Témoin Commolet que l'Estoile lui-même nous montre en 1594 recommandant en chaire la personne « du Roy notre Sire », voulant, disait-il, pour la France << un Roy naturel, pas Espagnol »; si zélé pour les intérêts d'Henri IV que le cardinal d'Ossat, au nom de Clément VIII, le citait au roi comme un argument vivant pour l'empêcher d'exécuter contre les Jésuites les arrêts du Parlement (1).

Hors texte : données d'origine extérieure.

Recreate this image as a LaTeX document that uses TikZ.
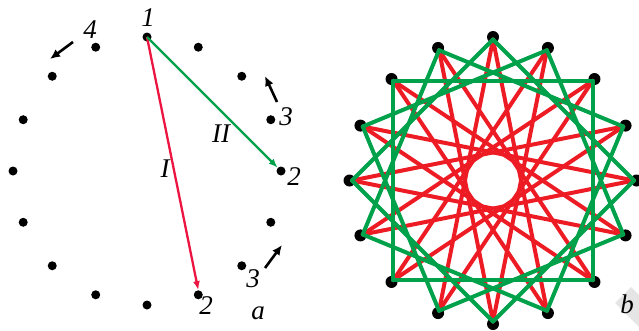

Il est vrai que les Jésuites n'allèrent pas se précipiter aux genoux d'Henri IV, dès que, catholique et vainqueur, il fut entré dans Paris. Ils laissèrent à d'autres plus compromis qu'eux cet empressement de mauvais aloi. Rome alors se réservait : c'était à elle de dire le dernier mot, et ce dernier mot, l'absolution, elle hésitait, elle répugnait même à le prononcer. Tous les religieux, les Jésuites comme les autres, attendaient. Mais ils faisaient mieux que de protester au roi de leur dévouement tout frais et tout neuf, ils agissaient auprès

(1) Dupleix, Hist. de Henri le Grand, p. 191. Lettre du cardinal d'Ossat, 16 février 1595. L'Estoile, édit., Michaud, p. 156, 175, 180, 230.